→ INFORMATION SUPPLIED:
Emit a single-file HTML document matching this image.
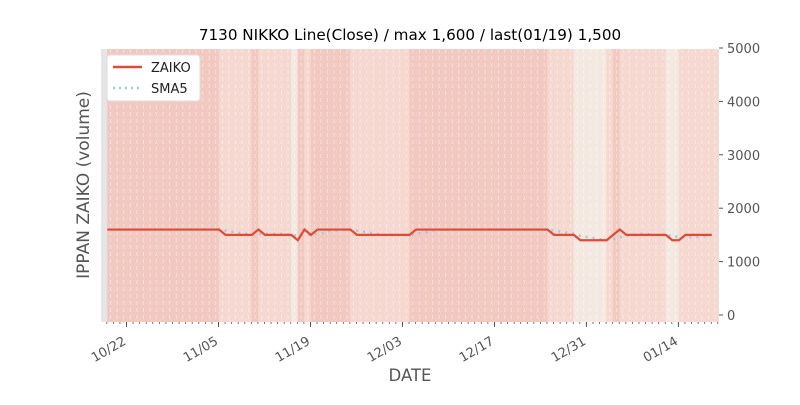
<!DOCTYPE html>
<html><head><meta charset="utf-8"><style>
body{margin:0;background:#fff;font-family:"Liberation Sans","DejaVu Sans",sans-serif}
svg text{font-family:"DejaVu Sans","Liberation Sans",sans-serif}
</style></head><body>
<svg id="chart" width="800" height="400" xmlns="http://www.w3.org/2000/svg">
<text x="410" y="40" font-size="15.2" text-anchor="middle" fill="#000">7130 NIKKO Line(Close) / max 1,600 / last(01/19) 1,500</text>
<rect x="101" y="49" width="618" height="273" fill="#e5e5e5"/>
<g id="bands"></g><g id="grid"></g><g id="series"></g><g id="axes"></g>
<text transform="translate(89,185) rotate(-90)" font-size="17" fill="#555" text-anchor="middle">IPPAN ZAIKO (volume)</text>
<text x="410" y="381" font-size="16.5" fill="#555" text-anchor="middle">DATE</text>
<g>
<rect x="107" y="55" width="93" height="46" rx="3" fill="#fff" stroke="#ddd"/>
<line x1="113" y1="67" x2="142" y2="67" stroke="#e24a33" stroke-width="2.5"/>
<text x="151" y="72" font-size="13" fill="#222">ZAIKO</text>
<line x1="113" y1="88" x2="142" y2="88" stroke="#9ccae0" stroke-width="2.5" stroke-dasharray="2,4"/>
<text x="151" y="93" font-size="13" fill="#222">SMA5</text>
</g>
</svg>
<script>
const dayCount = 93;
const closeValues = [1600,1600,1600,1600,1600,1600,1600,1600,1600,1600,1600,1600,1600,1600,1600,1600,1600,1600,1500,1500,1500,1500,1500,1600,1500,1500,1500,1500,1500,1400,1600,1500,1600,1600,1600,1600,1600,1600,1500,1500,1500,1500,1500,1500,1500,1500,1500,1600,1600,1600,1600,1600,1600,1600,1600,1600,1600,1600,1600,1600,1600,1600,1600,1600,1600,1600,1600,1600,1500,1500,1500,1500,1400,1400,1400,1400,1400,1500,1600,1500,1500,1500,1500,1500,1500,1500,1400,1400,1500,1500,1500,1500,1500];
const bandLevels = [2,2,2,2,2,2,2,2,2,2,2,2,2,2,2,2,2,1,1,1,1,1,2,1,1,1,1,1,0,2,1,2,2,2,2,2,2,1,1,1,1,1,1,1,1,1,2,2,2,2,2,2,2,2,2,2,2,2,2,2,2,2,2,2,2,2,2,1,1,1,1,0,0,0,0,0,1,2,1,1,1,1,1,1,1,0,0,1,1,1,1,1,1];
const yTicks = [0,1000,2000,3000,4000,5000];
const xTickDays = [3,17,31,45,59,73,87];
const xTickLabels = ["10/22","11/05","11/19","12/03","12/17","12/31","01/14"];
const bandColors = ["#f3e9e1","#f5d8d0","#f2c9c0"];
const NS="http://www.w3.org/2000/svg";
const X0=107.3, DX=6.57;
const xs=d=>X0+d*DX;
const ys=v=>315-v*(267/5000);
function mk(tag,attrs,parent){const e=document.createElementNS(NS,tag);for(const k in attrs)e.setAttribute(k,attrs[k]);parent.appendChild(e);return e;}
const bands=document.getElementById('bands'),grid=document.getElementById('grid'),series=document.getElementById('series'),axes=document.getElementById('axes');
bandLevels.forEach((l,i)=>{
 const r=mk('rect',{x:xs(i)-0.2,y:49,width:DX+0.4,height:273,fill:bandColors[l]},bands);
 
 
});
for(let i=0;i<=dayCount;i++){
 const g=mk('line',{x1:xs(i)+DX/2,y1:49,x2:xs(i)+DX/2,y2:322,stroke:'#fff','stroke-opacity':0.5,'stroke-dasharray':'4,3','stroke-width':0.8},grid);
 
 
 const t=mk('line',{x1:xs(i)-0.5,y1:322,x2:xs(i)-0.5,y2:324,stroke:'#555','stroke-width':0.8},axes);
 
 
}
const sma=closeValues.map((v,i)=>i<4?null:closeValues.slice(i-4,i+1).reduce((a,b)=>a+b,0)/5);
const smaPts=sma.map((v,i)=>v==null?null:xs(i)+','+ys(v)).filter(p=>p).join(' ');
const sl=mk('polyline',{points:smaPts,fill:'none',stroke:'#9ccae0','stroke-width':2.5,'stroke-dasharray':'2,5'},series);


const cl=mk('polyline',{points:closeValues.map((v,i)=>xs(i)+','+ys(v)).join(' '),fill:'none',stroke:'#e24a33','stroke-width':2.2},series);


yTicks.forEach(v=>{
 const t=mk('line',{x1:719,y1:ys(v),x2:723,y2:ys(v),stroke:'#555'},axes);
 
 
 const l=mk('text',{x:727,y:ys(v)+5,'font-size':13,fill:'#555'},axes);
 l.textContent=v;
 
 
});
xTickDays.forEach((d,i)=>{
 const x=xs(d)-0.5;
 const t=mk('line',{x1:x,y1:322,x2:x,y2:327,stroke:'#555'},axes);
 
 
 const l=mk('text',{transform:`translate(${x-4},${336}) rotate(-30)`,'font-size':13,fill:'#555','text-anchor':'end','dominant-baseline':'hanging'},axes);
 l.textContent=xTickLabels[i];
 
 
});
</script>
</body></html>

→ EXERCISE AIM: Search the data above for the word "document", then gather each line in which it appears.

→ ANSWER:
Emit a single-file HTML document matching this image.
function mk(tag,attrs,parent){const e=document.createElementNS(NS,tag);for(const k in attrs)e.setAttribute(k,attrs[k]);parent.appendChild(e);return e;}
const bands=document.getElementById('bands'),grid=document.getElementById('grid'),series=document.getElementById('series'),axes=document.getElementById('axes');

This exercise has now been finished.